## Exercise material
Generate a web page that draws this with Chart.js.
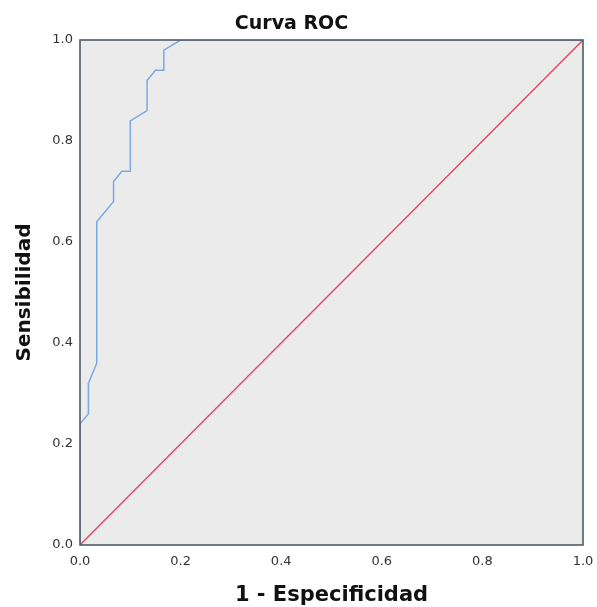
* * *
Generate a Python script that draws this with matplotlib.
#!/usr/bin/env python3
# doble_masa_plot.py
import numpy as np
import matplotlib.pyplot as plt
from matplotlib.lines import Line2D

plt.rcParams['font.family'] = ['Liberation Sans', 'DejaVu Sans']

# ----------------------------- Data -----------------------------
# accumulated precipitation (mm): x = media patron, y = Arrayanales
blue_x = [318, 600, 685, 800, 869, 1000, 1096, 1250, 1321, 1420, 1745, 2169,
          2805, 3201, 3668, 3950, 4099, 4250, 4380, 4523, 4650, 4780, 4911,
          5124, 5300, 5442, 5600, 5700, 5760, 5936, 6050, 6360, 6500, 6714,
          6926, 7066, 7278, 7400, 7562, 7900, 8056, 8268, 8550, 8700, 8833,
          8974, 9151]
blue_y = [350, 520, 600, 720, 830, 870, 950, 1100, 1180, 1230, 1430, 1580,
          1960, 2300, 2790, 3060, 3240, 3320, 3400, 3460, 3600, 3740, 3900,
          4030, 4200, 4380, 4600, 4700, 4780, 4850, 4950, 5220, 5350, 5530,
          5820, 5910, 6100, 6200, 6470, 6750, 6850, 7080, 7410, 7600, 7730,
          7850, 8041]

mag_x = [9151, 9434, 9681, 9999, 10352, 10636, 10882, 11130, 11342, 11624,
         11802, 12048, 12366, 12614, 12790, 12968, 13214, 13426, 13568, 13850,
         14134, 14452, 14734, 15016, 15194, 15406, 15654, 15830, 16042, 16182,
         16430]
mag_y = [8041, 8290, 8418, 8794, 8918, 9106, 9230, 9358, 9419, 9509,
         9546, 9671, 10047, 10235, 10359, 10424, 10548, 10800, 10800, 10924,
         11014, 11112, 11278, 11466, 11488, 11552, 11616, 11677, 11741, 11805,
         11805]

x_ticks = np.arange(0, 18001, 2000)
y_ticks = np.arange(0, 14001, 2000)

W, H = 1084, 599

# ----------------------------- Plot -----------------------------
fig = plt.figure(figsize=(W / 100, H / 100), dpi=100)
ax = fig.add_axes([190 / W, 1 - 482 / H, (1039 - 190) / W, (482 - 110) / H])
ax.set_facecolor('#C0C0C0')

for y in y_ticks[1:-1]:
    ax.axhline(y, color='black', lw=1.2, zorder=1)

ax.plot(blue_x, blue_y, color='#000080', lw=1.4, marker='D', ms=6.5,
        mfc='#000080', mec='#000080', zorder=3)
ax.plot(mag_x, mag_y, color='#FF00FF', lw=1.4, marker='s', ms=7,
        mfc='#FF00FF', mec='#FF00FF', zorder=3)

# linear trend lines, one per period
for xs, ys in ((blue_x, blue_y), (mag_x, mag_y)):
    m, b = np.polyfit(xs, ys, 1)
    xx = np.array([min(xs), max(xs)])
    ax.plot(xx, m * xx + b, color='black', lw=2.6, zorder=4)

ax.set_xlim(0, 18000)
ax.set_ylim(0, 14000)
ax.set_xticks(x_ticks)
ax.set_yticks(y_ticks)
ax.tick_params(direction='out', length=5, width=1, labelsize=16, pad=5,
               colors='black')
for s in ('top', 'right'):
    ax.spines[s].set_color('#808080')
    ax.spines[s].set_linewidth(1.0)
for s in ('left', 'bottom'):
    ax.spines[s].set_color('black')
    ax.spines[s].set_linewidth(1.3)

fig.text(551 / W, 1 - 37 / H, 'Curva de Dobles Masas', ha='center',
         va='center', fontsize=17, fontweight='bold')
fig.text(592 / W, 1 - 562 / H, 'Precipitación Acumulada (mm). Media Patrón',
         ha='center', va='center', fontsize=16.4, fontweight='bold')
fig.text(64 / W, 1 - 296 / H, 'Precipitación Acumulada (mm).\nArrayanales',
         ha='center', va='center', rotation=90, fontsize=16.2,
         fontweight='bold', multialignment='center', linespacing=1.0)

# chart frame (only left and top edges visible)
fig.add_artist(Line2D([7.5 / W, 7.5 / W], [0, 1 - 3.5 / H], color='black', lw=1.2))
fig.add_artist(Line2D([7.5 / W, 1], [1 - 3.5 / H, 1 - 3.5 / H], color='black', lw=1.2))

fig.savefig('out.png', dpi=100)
==
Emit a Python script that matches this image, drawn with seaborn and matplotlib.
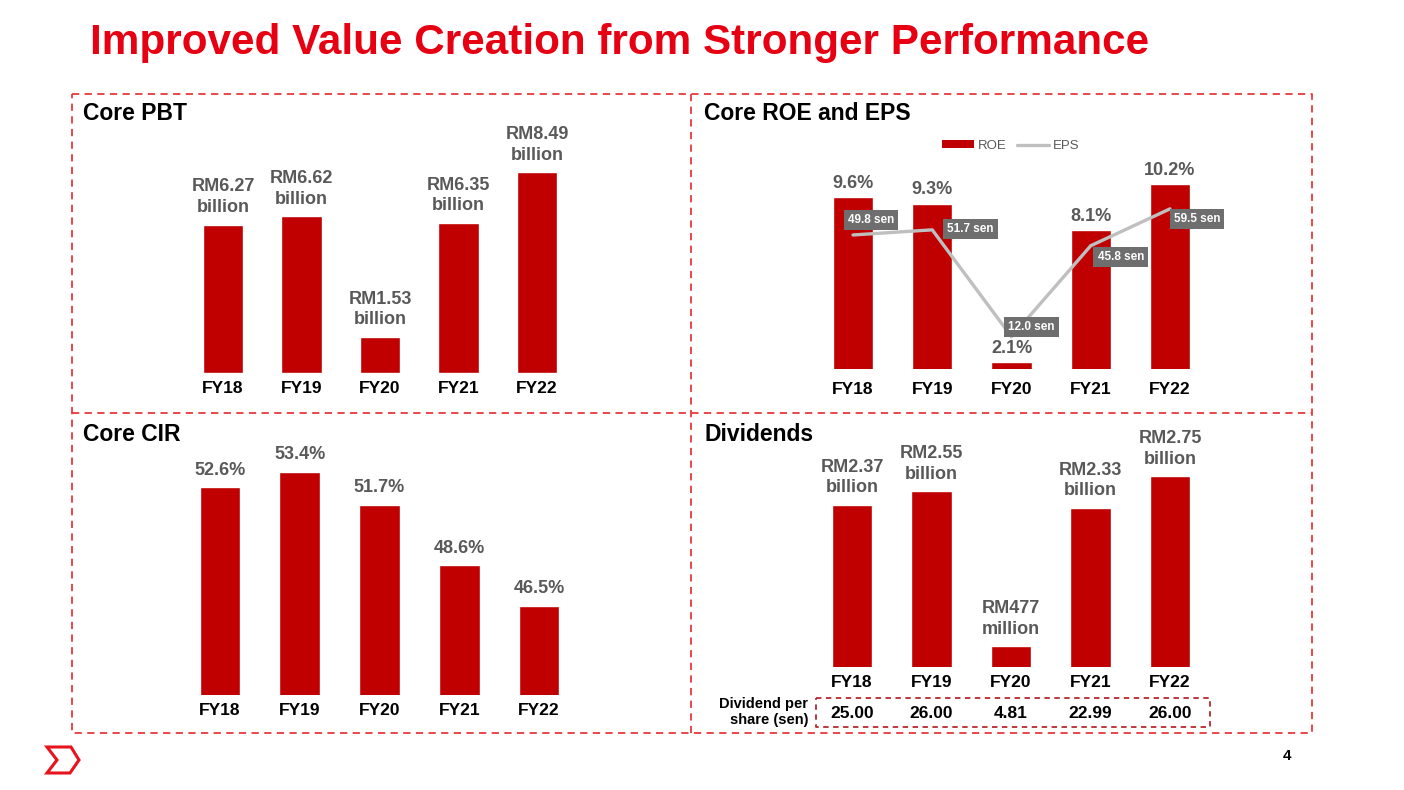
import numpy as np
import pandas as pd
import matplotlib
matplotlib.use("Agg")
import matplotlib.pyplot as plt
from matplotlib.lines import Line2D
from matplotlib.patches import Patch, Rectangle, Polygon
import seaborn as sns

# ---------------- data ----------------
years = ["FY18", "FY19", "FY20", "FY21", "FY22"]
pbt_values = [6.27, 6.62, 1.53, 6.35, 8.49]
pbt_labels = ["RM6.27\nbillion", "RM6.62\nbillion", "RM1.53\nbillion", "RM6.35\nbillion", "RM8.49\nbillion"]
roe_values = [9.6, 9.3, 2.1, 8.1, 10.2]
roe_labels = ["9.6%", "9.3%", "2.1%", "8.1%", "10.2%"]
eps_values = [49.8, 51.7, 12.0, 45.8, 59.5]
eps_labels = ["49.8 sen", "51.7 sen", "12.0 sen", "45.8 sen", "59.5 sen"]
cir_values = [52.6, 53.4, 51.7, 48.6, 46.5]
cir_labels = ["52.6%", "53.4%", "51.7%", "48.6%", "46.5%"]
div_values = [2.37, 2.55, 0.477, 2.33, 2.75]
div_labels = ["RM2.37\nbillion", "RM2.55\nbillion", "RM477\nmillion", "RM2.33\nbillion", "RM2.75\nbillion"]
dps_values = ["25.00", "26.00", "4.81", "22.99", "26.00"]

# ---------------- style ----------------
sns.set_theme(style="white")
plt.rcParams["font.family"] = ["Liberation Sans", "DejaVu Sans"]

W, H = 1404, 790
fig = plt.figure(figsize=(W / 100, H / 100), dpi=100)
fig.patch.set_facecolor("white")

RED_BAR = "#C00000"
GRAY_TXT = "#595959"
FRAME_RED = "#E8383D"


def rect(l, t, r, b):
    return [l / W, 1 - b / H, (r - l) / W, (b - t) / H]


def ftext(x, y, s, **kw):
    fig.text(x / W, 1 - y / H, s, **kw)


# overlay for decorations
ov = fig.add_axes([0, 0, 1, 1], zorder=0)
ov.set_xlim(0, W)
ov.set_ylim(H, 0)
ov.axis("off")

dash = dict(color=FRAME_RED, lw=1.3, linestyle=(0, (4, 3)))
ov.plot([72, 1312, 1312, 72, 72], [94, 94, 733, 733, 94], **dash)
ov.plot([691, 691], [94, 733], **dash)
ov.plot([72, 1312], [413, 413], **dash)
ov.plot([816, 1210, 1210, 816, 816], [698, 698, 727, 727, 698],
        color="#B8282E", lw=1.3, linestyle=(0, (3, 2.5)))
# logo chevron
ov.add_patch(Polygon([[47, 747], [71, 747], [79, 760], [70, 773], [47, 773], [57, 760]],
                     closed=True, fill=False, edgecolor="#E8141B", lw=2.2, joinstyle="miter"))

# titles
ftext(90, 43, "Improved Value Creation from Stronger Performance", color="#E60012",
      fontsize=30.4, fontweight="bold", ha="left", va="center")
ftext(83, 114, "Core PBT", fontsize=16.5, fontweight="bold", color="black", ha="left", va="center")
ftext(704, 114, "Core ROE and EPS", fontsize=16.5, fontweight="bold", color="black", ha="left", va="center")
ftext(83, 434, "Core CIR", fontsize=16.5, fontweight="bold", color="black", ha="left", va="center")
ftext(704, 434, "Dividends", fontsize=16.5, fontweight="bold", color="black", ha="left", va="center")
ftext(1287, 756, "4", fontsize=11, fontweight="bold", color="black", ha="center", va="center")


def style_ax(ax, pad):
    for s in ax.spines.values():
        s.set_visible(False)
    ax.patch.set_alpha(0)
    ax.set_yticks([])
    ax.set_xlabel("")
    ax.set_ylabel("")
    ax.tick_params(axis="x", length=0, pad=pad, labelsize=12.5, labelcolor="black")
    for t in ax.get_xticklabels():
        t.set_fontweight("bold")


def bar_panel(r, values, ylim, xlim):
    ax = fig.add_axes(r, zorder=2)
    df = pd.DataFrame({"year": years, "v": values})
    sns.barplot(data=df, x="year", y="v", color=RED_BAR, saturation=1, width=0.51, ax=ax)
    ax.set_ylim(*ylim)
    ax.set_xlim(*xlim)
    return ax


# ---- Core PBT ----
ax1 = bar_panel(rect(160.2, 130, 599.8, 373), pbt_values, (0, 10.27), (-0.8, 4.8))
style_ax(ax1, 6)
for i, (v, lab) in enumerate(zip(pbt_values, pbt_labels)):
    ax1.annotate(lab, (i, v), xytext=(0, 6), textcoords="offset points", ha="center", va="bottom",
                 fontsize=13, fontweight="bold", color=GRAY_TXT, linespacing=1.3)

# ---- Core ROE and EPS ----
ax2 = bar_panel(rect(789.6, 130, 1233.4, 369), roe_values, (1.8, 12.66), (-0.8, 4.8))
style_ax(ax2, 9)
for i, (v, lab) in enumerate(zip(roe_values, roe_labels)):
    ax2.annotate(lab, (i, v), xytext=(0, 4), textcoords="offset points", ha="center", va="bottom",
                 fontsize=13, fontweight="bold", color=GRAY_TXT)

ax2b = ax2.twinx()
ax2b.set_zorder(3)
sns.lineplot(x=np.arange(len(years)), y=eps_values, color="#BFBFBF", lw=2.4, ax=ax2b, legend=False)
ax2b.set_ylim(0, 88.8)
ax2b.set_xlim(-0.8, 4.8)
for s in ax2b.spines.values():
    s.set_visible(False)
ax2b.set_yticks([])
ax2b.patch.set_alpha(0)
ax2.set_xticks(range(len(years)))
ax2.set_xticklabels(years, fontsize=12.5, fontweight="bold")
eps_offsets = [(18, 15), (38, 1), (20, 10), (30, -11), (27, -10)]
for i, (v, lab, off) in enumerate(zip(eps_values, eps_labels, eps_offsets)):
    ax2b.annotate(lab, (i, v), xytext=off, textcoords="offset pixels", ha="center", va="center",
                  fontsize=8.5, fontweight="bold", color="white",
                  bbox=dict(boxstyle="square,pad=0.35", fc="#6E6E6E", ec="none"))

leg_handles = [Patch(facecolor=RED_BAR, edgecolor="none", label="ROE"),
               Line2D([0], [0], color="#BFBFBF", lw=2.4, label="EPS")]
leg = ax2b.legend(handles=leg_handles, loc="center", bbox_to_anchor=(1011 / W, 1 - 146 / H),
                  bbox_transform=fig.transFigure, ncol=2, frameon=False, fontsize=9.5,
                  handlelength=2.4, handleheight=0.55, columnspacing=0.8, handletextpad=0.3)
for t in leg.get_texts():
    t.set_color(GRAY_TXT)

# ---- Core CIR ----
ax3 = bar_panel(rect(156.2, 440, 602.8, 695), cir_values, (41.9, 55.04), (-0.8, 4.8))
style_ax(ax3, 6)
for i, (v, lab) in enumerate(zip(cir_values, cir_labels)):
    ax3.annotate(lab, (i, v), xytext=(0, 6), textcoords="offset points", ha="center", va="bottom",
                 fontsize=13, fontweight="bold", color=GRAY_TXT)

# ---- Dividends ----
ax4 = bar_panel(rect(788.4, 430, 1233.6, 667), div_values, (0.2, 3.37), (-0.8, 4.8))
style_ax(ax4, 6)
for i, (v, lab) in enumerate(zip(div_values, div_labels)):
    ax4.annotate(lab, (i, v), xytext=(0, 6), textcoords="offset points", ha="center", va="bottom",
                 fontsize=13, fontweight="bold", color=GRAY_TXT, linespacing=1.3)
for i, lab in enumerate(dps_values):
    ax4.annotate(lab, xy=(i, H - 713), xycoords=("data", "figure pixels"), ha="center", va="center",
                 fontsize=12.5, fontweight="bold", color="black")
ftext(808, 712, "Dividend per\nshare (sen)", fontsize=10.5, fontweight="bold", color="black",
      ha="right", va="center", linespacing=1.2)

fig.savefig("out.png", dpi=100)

## Goal
Find the count of lines in the data above where the string "seaborn" occurs. Provide that number alone.

## Solution to this problem
2